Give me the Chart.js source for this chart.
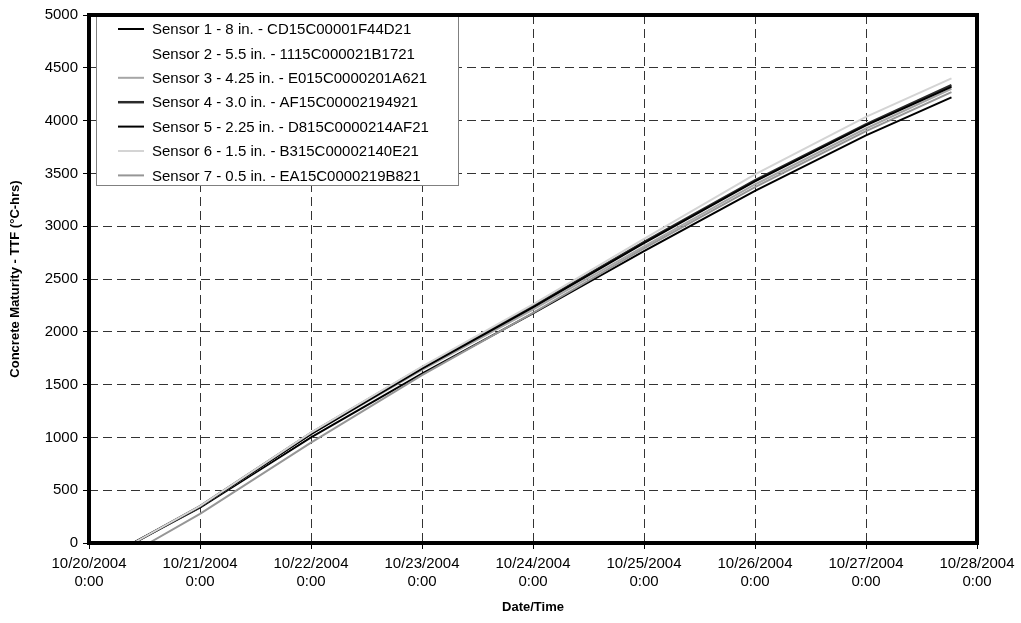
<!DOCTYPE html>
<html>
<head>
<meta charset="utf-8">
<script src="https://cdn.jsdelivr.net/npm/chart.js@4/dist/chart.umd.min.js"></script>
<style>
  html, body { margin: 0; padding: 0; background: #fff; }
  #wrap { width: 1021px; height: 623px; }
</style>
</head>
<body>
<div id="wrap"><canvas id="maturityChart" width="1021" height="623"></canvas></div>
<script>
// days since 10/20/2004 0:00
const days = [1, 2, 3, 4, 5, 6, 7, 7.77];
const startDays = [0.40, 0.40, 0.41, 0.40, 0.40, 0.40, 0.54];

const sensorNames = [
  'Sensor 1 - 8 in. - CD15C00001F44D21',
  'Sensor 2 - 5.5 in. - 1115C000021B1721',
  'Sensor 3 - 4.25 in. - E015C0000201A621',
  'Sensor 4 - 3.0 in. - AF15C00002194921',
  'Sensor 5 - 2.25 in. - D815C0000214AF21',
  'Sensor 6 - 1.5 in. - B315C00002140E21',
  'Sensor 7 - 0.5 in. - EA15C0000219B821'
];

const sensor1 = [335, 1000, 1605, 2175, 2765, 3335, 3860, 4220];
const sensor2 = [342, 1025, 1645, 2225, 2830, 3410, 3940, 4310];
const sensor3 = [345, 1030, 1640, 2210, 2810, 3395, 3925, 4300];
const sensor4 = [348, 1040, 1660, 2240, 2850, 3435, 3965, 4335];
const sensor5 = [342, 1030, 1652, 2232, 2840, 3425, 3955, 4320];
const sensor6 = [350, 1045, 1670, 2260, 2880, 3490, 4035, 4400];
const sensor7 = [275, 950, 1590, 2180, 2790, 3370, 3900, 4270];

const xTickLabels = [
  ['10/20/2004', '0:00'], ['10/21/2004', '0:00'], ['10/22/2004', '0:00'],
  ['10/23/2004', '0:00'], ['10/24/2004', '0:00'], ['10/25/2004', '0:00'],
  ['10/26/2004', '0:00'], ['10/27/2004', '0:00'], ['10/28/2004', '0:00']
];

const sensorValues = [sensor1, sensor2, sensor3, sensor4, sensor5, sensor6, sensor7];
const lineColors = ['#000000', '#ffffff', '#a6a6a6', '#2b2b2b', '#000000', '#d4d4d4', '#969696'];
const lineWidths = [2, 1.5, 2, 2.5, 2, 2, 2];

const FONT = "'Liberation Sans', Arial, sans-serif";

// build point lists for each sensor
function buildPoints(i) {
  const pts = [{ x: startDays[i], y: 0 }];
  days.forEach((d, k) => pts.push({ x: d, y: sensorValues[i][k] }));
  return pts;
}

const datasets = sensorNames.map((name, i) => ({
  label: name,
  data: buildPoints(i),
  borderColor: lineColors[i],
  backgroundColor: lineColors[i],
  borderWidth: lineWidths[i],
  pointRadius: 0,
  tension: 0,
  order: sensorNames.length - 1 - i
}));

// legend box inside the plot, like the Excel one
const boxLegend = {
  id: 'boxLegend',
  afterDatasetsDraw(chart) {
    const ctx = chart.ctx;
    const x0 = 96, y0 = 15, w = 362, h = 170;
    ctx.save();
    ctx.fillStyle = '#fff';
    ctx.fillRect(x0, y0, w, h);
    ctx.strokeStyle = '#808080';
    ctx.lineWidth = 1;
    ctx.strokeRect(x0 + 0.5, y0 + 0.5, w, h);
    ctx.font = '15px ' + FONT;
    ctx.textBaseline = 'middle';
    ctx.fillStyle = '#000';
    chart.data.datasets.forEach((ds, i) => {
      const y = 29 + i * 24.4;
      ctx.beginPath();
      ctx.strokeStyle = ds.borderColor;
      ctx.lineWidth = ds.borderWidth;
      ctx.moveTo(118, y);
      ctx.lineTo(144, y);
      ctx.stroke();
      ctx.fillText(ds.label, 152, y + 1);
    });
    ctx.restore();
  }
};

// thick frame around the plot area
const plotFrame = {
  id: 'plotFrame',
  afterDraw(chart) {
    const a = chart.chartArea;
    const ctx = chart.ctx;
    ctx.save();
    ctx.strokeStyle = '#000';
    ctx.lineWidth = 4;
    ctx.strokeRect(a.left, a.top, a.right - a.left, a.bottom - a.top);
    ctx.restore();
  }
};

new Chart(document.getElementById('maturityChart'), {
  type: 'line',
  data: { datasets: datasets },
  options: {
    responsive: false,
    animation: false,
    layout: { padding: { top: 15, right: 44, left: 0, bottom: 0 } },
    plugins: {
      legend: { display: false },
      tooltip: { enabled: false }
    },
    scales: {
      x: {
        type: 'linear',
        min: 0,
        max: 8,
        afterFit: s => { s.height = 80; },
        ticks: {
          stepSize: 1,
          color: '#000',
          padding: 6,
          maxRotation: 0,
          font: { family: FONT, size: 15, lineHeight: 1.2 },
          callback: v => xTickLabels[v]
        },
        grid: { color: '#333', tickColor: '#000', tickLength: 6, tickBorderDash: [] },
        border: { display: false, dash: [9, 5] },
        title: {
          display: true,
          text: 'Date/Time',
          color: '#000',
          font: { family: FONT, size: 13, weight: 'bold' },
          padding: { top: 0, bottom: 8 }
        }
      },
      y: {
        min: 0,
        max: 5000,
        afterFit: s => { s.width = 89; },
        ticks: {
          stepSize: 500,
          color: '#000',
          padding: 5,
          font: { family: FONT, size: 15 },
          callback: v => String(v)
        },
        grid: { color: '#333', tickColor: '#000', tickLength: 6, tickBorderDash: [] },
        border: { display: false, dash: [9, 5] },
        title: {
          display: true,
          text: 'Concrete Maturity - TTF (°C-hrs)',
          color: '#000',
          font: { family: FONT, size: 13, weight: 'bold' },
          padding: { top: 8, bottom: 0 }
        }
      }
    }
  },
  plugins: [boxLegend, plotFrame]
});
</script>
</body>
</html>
==
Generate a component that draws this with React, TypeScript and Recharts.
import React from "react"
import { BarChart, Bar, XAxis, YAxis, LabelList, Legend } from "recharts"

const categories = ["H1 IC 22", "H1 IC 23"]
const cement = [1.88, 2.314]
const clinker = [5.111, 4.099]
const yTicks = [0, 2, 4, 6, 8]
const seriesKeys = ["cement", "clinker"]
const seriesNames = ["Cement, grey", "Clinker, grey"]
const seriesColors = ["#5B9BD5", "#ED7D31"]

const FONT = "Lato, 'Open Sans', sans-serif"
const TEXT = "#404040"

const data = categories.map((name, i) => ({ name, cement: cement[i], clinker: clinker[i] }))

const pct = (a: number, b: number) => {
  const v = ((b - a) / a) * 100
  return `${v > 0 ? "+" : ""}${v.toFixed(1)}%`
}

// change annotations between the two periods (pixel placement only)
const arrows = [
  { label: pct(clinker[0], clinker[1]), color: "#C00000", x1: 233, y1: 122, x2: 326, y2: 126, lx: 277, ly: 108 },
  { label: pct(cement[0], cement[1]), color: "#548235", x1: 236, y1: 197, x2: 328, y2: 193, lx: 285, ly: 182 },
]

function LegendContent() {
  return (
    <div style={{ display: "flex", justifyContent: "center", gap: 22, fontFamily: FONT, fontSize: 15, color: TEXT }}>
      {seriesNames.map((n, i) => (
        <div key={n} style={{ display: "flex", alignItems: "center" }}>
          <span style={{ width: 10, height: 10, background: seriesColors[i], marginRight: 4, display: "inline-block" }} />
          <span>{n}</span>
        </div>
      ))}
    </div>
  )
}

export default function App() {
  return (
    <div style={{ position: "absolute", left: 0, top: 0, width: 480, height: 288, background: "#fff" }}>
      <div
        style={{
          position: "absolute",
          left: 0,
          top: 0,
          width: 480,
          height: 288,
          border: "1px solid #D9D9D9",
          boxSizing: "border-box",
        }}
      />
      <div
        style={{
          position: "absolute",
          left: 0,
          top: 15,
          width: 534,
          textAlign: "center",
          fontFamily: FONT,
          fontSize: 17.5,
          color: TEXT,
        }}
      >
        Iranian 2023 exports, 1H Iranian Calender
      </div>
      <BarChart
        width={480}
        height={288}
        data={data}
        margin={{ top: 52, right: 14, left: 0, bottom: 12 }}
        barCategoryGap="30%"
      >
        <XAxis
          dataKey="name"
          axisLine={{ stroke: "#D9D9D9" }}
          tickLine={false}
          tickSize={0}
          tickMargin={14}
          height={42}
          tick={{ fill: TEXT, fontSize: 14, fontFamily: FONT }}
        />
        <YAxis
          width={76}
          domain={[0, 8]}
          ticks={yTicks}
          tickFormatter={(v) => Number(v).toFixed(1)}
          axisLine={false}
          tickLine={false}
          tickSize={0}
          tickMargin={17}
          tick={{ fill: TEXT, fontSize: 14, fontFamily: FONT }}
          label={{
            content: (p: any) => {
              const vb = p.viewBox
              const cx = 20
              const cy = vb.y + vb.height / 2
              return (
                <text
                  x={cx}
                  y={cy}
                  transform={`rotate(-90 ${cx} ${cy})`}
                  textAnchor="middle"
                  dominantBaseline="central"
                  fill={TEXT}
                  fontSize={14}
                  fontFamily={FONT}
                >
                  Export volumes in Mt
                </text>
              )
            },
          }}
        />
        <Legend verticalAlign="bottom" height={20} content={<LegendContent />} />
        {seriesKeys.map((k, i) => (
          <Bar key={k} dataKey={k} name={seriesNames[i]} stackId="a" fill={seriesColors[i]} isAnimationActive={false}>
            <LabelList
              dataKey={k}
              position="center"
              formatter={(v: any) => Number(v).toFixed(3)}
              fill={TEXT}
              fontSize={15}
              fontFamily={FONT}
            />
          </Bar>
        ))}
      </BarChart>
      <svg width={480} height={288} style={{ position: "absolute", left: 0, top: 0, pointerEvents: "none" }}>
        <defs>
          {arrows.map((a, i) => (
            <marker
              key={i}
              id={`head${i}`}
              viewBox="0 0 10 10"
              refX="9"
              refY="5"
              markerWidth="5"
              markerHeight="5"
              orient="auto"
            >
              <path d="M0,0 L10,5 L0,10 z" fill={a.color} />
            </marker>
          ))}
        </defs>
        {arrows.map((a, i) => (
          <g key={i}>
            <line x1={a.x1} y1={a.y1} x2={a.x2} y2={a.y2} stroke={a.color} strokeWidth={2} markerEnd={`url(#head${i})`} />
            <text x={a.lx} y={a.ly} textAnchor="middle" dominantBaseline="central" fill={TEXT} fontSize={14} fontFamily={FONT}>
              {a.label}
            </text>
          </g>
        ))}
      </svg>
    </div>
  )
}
==
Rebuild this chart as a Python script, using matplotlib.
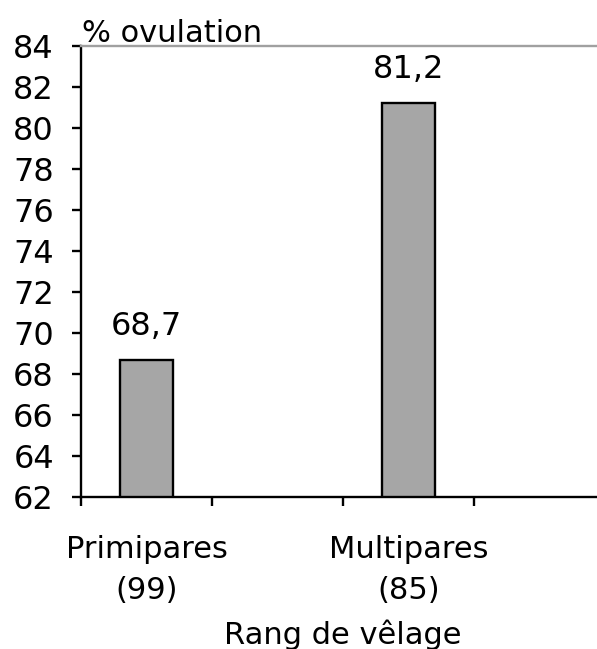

### [Required work]
Copy whichever lines in the listing above contain the word "React".

### [Finished answer]
Generate a component that draws this with React, TypeScript and Recharts.
import React from "react"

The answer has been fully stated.